Pixis: An AI-driven Data Analytics Platform
Category: Advertising and marketing
Services: DevOps, Migration, Cloud Architecture Design and Review, Managed Engineering Teams.
- 25% reduction in ETL infrastructure costs
- 30% improvement in data processing efficiency
- 40% reduction in data latency for real-time processing
About Pixis
Pixis.ai helps brands scale marketing through data infrastructure and modeling, enabling data-driven decision-making in the face of complex consumer behavior. It offers a codeless AI platform that leverages machine learning and optimization algorithms to analyze audience, media platforms, budget allocation, and other marketing data.
Problem statement
- The platform sourced data from multiple sources, making all the information available at centralized storage challenging.
- Further, Pixis was also facing the issues of slower development cycles and a lack of a standardized process for tracking infrastructure costs.
- Pixis was also battling the issue of high costs which was affecting company’s profitability and revenue figures
- There were issues with the scalability of data infrastructure and background tasks where several services still needed to be migrated to new infrastructure.
Proposed solution
- Our team leveraged AWS MSK to consolidate data from different systems into a centralized streaming data pipeline.
- Further, MSK helps capture data in real-time from different sources and load it into a data lake in S3, reducing the siloed data issues.
- Utilized AWS Managed Flink running on Amazon MSK to perform real-time and batch processing tasks. This enabled Pixis to transform and analyze data effectively before loading it into the data warehouse.

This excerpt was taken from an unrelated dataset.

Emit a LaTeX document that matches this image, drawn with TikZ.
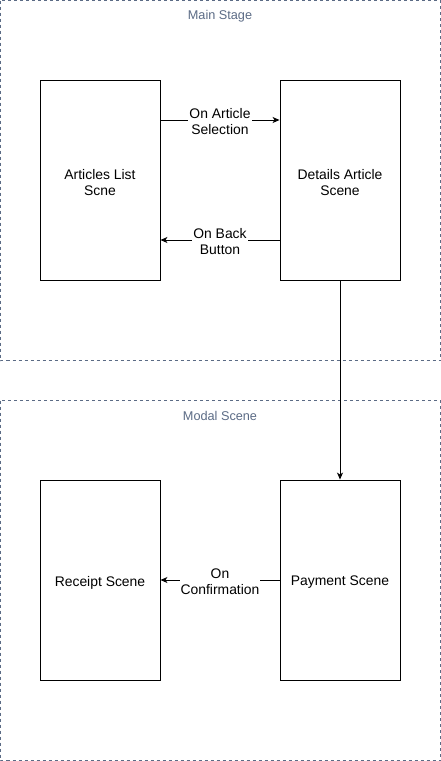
\documentclass[tikz,border=0pt]{standalone}
\usepackage{fontspec}
\setmainfont{Liberation Sans}
\usetikzlibrary{arrows.meta}
\definecolor{grpcol}{HTML}{5B6B85}
\begin{document}
\begin{tikzpicture}[x=1pt,y=-1pt,
  grp/.style={draw=grpcol,dashed,dash pattern=on 3pt off 3pt,line width=0.8pt},
  grptitle/.style={text=grpcol,font=\fontsize{12.7}{15}\selectfont,inner sep=0pt},
  scenebox/.style={draw=black,line width=0.9pt,fill=white,minimum width=120pt,minimum height=200pt,inner sep=0pt},
  scenetext/.style={align=center,font=\fontsize{13.9}{16}\selectfont,inner sep=0pt,yshift=-2.5pt},
  conn/.style={draw=black,line width=0.9pt,-{Stealth[length=7pt,width=6pt,inset=2pt]}},
  lbl/.style={fill=white,align=center,font=\fontsize{13.9}{16}\selectfont,inner sep=1pt,yshift=-2pt}]
\useasboundingbox (0,0) rectangle (441,761);
\draw[grp] (0.5,0.5) rectangle (440.5,360.5);
\draw[grp] (0.5,400.5) rectangle (440.5,760.5);
\node[grptitle] (t1) at (220,16) {Main Stage};
\node[grptitle] (t2) at (220,416) {Modal Scene};
\node[scenebox] (al) at (100,180) {};
\node[scenetext] (alt) at (al.center) {Articles List\\Scne};
\node[scenebox] (da) at (340,180) {};
\node[scenetext] (dat) at (da.center) {Details Article\\Scene};
\node[scenebox] (rs) at (100,580) {};
\node[scenetext] (rst) at (rs.center) {Receipt Scene};
\node[scenebox] (ps) at (340,580) {};
\node[scenetext] (pst) at (ps.center) {Payment Scene};
\draw[conn] (al.east |- 0,120) -- node[lbl] {On Article\\Selection} (da.west |- 0,120);
\draw[conn] (da.west |- 0,240) -- node[lbl] {On Back\\Button} (al.east |- 0,240);
\draw[conn] (da.south) -- (ps.north);
\draw[conn] (ps.west) -- node[lbl] {On\\Confirmation} (rs.east);
\end{tikzpicture}
\end{document}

- Our team of experts used Amazon GuardDuty to secure the entire data lake infrastructure by continuously monitoring for unauthorized data access.
- Used AWS EKS for containerization and simplifying deployment, management, and scaling of data analytics platform.
- Leveraged Amazon S3 for storing processed data in the data lake. This cost-effective storage solution provided scalability and flexibility for handling large volumes of data generated in the ETL process.
- Set up an observability stack using Grafana, Prometheus, and CloudWatch for monitoring, alerting, and logs.
- We used Amazon RDS to store data types, including campaign data, ad accounts, cross-platform engagement scores, ML datasets, and tenant data.
Outcome
- Optimizing data storage and resource allocation led to a 25% reduction in infrastructure costs associated with ETL operations.
- Containerizing ETL infrastructure on AWS EKS enabled Pixis to scale their data processing capacity dynamically, accommodating fluctuating workloads seamlessly.
- Streamlining the ETL process using AWS services resulted in a 30% improvement in data processing efficiency.
- Leveraging AWS MSK for real-time data ingestion and processing reduced data latency by 40%, enabling Pixis to make faster, data-driven marketing decisions.
Arhitecture Diagram
AWS Service
- AWS MSK – We used AWS MSK to consolidate real-time data from multiple sources into a centralized streaming pipeline and store it in an S3 data lake, reducing siloed data concerns.
- Amazon RDS – We leveraged Amazon RDS as our primary storage solution for various data types, including campaign data, ad accounts, cross-platform engagement scores, ML datasets, tenant data, and more.
- Amazon S3 buckets – Our experts leveraged Amazon S3 buckets as a highly secure storage solution for storing various data types in the system, including configuration and customer data files.
- Amazon EKS – We leveraged Amazon EKS to manage and scale microservices easily, enabling background jobs on a containerized infrastructure.
- Amazon MQ – We utilized Amazon MQ to facilitate data ingestion from various sources into a centralized repository.
- AWS Trusted Advisor – Our team used AWS Trusted Advisor to identify overprovisioned resources and improve our security posture.
- AWS CloudTrail – AWS CloudTrail enables auditing, security monitoring, and operational troubleshooting by tracking user activity for enhanced data analytics.
- AWS ECR – We used AWS ECR to manage and scan the Docker images of our microservices securely.
- AWS Lambda – We used AWS Lambda to trigger and run machine learning pipelines and alerts.
- Redis – We leveraged Redis to store user sessions, which allowed us to retrieve session data easily and provide a better user experience.
- AWS SecurityHub – We utilized Security Hub to get a comprehensive view of our security state in AWS and to ensure our environment adhered to security industry standards and best practices.
- AWS NLB – Our team uses AWS NLB as our load balancer to distribute incoming traffic across multiple targets in different availability zones.
- Amazon CloudWatch – We used CloudWatch to monitor AWS services like RDS and MQ. Customized metrics, dashboards, and alarms helped us respond to issues quickly.
- AWS Secrets Manager – Our team used AWS Secrets Manager to securely store and manage sensitive information for our microservices, including API keys and database credentials.
- Amazon GuardDuty – Our experts used Amazon GuardDuty to monitor and secure the entire data lake infrastructure against unauthorized access.